If you have been charged with a crime, there are a number of steps in the criminal legal system that you need to understand. Having an overview of criminal defense in Michigan can help you understand your rights and might be the determining factor in the severity of your final sentence.

Your Options During an Arraignment

After you are charged with a crime you will be brought before a judge for an arraignment. In this first appearance, the judge will review the charges with you and inform you of the penalties these charges carry. During this initial proceeding you will be asked how you plead. You may enter a plea of guilty, not guilty, no contest or you may opt to stand mute. If you stand mute, the judge will enter a plea of not guilty on your behalf. At this stage it is often advisable to enter a plea of not guilty which will allow you time to talk with your attorney and weigh your options. An overview of criminal defense in Michigan will help you to make the right choice when deciding your plea.

Avoiding a Lengthy Trial

At the time of arraignment a trial date will also be set. This may be a trial by jury or you and your attorney may decide on a bench trial to avoid the lengthy jury trial process, and accept the decision of the judge. Sometimes your best option may be a plea bargain. A plea bargain involves pleading guilty to the charges against you and in exchange the prosecution will allow you to plead to a lesser charge or consider dropping some of the charges against you.
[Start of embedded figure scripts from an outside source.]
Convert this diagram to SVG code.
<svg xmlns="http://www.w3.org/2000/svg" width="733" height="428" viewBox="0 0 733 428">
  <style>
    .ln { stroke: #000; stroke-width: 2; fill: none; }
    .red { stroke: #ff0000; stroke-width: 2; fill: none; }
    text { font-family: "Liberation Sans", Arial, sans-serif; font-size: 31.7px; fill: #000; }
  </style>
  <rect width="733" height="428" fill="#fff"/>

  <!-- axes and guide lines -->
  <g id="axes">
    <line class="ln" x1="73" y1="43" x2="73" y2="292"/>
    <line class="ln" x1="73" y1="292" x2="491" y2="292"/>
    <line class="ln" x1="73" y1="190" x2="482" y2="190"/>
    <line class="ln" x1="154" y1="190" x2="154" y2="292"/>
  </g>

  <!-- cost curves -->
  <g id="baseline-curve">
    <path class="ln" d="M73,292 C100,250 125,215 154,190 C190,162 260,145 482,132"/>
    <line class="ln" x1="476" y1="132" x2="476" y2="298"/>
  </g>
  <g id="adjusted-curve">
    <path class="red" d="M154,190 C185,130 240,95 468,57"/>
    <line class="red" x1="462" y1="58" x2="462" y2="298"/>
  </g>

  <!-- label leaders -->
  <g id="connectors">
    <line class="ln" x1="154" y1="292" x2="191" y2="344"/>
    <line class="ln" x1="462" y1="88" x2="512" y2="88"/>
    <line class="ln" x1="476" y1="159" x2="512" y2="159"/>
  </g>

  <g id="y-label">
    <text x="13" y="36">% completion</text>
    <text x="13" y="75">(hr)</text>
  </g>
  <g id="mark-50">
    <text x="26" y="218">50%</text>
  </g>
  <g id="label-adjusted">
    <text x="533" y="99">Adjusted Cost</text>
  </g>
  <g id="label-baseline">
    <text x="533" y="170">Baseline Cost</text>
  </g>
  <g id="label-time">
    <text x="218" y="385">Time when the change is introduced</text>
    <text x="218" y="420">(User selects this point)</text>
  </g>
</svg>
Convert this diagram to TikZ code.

Should you Appeal the Verdict?

If you are found guilty and sentenced, and feel the verdict is unjust you have the right to appeal. An appeal is not a retrial but a re-examination of all the records involved the trial proceeding to ensure that you have received a fair trial. It's important to have an understanding and an overview of criminal defense in Michigan because you will need to enter an appeal within a specific amount of time after your conviction. There are a lot of reasons to file an appeal from the smallest legal error, to the judge's failure to instruct the jury of important facts they need to determine your case or even misconduct by a member of the jury. A successful appeal could lead to a new trial.